DIRECTIONS FOR THIS TASK: Copy all of the material word for word, except for the pictures.

DATASET CONTENT:
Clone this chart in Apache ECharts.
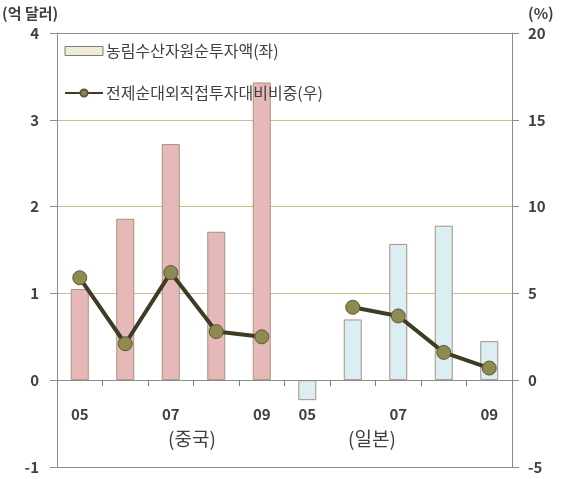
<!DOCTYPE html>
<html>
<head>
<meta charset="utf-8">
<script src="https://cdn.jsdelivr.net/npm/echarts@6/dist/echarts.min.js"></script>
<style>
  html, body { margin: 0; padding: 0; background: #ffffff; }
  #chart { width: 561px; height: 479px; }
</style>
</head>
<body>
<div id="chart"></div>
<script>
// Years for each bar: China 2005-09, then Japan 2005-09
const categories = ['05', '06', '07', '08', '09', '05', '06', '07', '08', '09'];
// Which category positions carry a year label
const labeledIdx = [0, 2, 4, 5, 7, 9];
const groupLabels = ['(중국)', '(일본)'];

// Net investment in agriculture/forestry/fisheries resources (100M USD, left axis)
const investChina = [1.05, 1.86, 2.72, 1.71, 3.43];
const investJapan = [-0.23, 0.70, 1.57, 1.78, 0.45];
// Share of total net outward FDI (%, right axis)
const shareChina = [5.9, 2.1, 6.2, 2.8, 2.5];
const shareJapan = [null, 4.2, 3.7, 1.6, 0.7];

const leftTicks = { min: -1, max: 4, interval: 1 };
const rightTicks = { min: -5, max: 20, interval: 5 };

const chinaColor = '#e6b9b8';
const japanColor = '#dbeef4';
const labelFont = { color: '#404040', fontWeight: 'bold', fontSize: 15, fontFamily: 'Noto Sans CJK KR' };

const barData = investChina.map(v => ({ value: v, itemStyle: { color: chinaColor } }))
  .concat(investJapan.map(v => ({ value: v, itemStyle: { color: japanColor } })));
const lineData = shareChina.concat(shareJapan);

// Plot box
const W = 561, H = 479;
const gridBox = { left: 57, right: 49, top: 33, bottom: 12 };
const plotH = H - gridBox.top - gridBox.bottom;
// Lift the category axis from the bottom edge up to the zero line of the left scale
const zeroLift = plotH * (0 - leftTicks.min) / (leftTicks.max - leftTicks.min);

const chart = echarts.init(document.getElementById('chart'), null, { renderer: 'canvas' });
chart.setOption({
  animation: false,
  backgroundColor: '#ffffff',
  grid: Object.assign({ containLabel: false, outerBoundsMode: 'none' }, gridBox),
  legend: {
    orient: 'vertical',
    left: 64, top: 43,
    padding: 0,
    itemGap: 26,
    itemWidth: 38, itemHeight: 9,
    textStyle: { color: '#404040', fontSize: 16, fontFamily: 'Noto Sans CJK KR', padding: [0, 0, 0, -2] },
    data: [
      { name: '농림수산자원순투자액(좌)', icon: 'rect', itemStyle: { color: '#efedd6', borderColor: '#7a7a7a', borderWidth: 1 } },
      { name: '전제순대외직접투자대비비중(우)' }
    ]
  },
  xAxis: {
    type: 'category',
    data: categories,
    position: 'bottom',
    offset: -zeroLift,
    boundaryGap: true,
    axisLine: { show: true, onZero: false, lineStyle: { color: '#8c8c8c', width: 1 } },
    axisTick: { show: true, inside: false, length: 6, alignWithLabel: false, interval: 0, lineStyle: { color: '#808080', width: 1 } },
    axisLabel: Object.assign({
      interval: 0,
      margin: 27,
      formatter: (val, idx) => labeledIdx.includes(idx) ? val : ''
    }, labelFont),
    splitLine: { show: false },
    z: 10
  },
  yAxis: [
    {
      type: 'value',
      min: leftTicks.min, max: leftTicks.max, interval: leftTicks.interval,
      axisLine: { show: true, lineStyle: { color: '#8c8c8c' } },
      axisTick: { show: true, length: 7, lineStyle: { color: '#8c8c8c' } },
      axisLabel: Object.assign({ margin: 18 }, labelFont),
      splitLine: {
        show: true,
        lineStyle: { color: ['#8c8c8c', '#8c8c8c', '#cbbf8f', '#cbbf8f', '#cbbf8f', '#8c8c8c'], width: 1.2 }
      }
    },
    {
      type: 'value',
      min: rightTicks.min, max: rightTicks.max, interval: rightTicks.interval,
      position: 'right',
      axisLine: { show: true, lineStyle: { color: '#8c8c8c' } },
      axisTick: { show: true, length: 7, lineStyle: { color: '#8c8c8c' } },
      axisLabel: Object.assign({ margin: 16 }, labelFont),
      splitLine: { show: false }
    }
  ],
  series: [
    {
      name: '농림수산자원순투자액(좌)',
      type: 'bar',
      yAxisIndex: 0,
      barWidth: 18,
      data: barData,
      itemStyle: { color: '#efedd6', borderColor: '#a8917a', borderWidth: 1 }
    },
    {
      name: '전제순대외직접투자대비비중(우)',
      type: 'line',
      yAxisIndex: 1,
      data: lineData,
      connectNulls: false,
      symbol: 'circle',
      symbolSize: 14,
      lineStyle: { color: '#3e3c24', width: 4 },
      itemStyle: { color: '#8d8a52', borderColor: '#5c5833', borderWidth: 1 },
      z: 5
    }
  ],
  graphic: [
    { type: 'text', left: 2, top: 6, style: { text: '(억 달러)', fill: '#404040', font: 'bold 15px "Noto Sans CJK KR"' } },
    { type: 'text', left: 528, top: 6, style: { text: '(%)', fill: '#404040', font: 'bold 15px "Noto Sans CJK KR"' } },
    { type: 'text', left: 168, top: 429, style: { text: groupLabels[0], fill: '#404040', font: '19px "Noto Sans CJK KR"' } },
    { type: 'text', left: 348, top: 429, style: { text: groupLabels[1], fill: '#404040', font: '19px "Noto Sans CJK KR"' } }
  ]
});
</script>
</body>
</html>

FULL OUTPUT:
Clone this chart in Apache ECharts.
<!DOCTYPE html>
<html>
<head>
<meta charset="utf-8">
<script src="https://cdn.jsdelivr.net/npm/echarts@6/dist/echarts.min.js"></script>
<style>
  html, body { margin: 0; padding: 0; background: #ffffff; }
  #chart { width: 561px; height: 479px; }
</style>
</head>
<body>
<div id="chart"></div>
<script>
// Years for each bar: China 2005-09, then Japan 2005-09
const categories = ['05', '06', '07', '08', '09', '05', '06', '07', '08', '09'];
// Which category positions carry a year label
const labeledIdx = [0, 2, 4, 5, 7, 9];
const groupLabels = ['(중국)', '(일본)'];

// Net investment in agriculture/forestry/fisheries resources (100M USD, left axis)
const investChina = [1.05, 1.86, 2.72, 1.71, 3.43];
const investJapan = [-0.23, 0.70, 1.57, 1.78, 0.45];
// Share of total net outward FDI (%, right axis)
const shareChina = [5.9, 2.1, 6.2, 2.8, 2.5];
const shareJapan = [null, 4.2, 3.7, 1.6, 0.7];

const leftTicks = { min: -1, max: 4, interval: 1 };
const rightTicks = { min: -5, max: 20, interval: 5 };

const chinaColor = '#e6b9b8';
const japanColor = '#dbeef4';
const labelFont = { color: '#404040', fontWeight: 'bold', fontSize: 15, fontFamily: 'Noto Sans CJK KR' };

const barData = investChina.map(v => ({ value: v, itemStyle: { color: chinaColor } }))
  .concat(investJapan.map(v => ({ value: v, itemStyle: { color: japanColor } })));
const lineData = shareChina.concat(shareJapan);

// Plot box
const W = 561, H = 479;
const gridBox = { left: 57, right: 49, top: 33, bottom: 12 };
const plotH = H - gridBox.top - gridBox.bottom;
// Lift the category axis from the bottom edge up to the zero line of the left scale
const zeroLift = plotH * (0 - leftTicks.min) / (leftTicks.max - leftTicks.min);

const chart = echarts.init(document.getElementById('chart'), null, { renderer: 'canvas' });
chart.setOption({
  animation: false,
  backgroundColor: '#ffffff',
  grid: Object.assign({ containLabel: false, outerBoundsMode: 'none' }, gridBox),
  legend: {
    orient: 'vertical',
    left: 64, top: 43,
    padding: 0,
    itemGap: 26,
    itemWidth: 38, itemHeight: 9,
    textStyle: { color: '#404040', fontSize: 16, fontFamily: 'Noto Sans CJK KR', padding: [0, 0, 0, -2] },
    data: [
      { name: '농림수산자원순투자액(좌)', icon: 'rect', itemStyle: { color: '#efedd6', borderColor: '#7a7a7a', borderWidth: 1 } },
      { name: '전제순대외직접투자대비비중(우)' }
    ]
  },
  xAxis: {
    type: 'category',
    data: categories,
    position: 'bottom',
    offset: -zeroLift,
    boundaryGap: true,
    axisLine: { show: true, onZero: false, lineStyle: { color: '#8c8c8c', width: 1 } },
    axisTick: { show: true, inside: false, length: 6, alignWithLabel: false, interval: 0, lineStyle: { color: '#808080', width: 1 } },
    axisLabel: Object.assign({
      interval: 0,
      margin: 27,
      formatter: (val, idx) => labeledIdx.includes(idx) ? val : ''
    }, labelFont),
    splitLine: { show: false },
    z: 10
  },
  yAxis: [
    {
      type: 'value',
      min: leftTicks.min, max: leftTicks.max, interval: leftTicks.interval,
      axisLine: { show: true, lineStyle: { color: '#8c8c8c' } },
      axisTick: { show: true, length: 7, lineStyle: { color: '#8c8c8c' } },
      axisLabel: Object.assign({ margin: 18 }, labelFont),
      splitLine: {
        show: true,
        lineStyle: { color: ['#8c8c8c', '#8c8c8c', '#cbbf8f', '#cbbf8f', '#cbbf8f', '#8c8c8c'], width: 1.2 }
      }
    },
    {
      type: 'value',
      min: rightTicks.min, max: rightTicks.max, interval: rightTicks.interval,
      position: 'right',
      axisLine: { show: true, lineStyle: { color: '#8c8c8c' } },
      axisTick: { show: true, length: 7, lineStyle: { color: '#8c8c8c' } },
      axisLabel: Object.assign({ margin: 16 }, labelFont),
      splitLine: { show: false }
    }
  ],
  series: [
    {
      name: '농림수산자원순투자액(좌)',
      type: 'bar',
      yAxisIndex: 0,
      barWidth: 18,
      data: barData,
      itemStyle: { color: '#efedd6', borderColor: '#a8917a', borderWidth: 1 }
    },
    {
      name: '전제순대외직접투자대비비중(우)',
      type: 'line',
      yAxisIndex: 1,
      data: lineData,
      connectNulls: false,
      symbol: 'circle',
      symbolSize: 14,
      lineStyle: { color: '#3e3c24', width: 4 },
      itemStyle: { color: '#8d8a52', borderColor: '#5c5833', borderWidth: 1 },
      z: 5
    }
  ],
  graphic: [
    { type: 'text', left: 2, top: 6, style: { text: '(억 달러)', fill: '#404040', font: 'bold 15px "Noto Sans CJK KR"' } },
    { type: 'text', left: 528, top: 6, style: { text: '(%)', fill: '#404040', font: 'bold 15px "Noto Sans CJK KR"' } },
    { type: 'text', left: 168, top: 429, style: { text: groupLabels[0], fill: '#404040', font: '19px "Noto Sans CJK KR"' } },
    { type: 'text', left: 348, top: 429, style: { text: groupLabels[1], fill: '#404040', font: '19px "Noto Sans CJK KR"' } }
  ]
});
</script>
</body>
</html>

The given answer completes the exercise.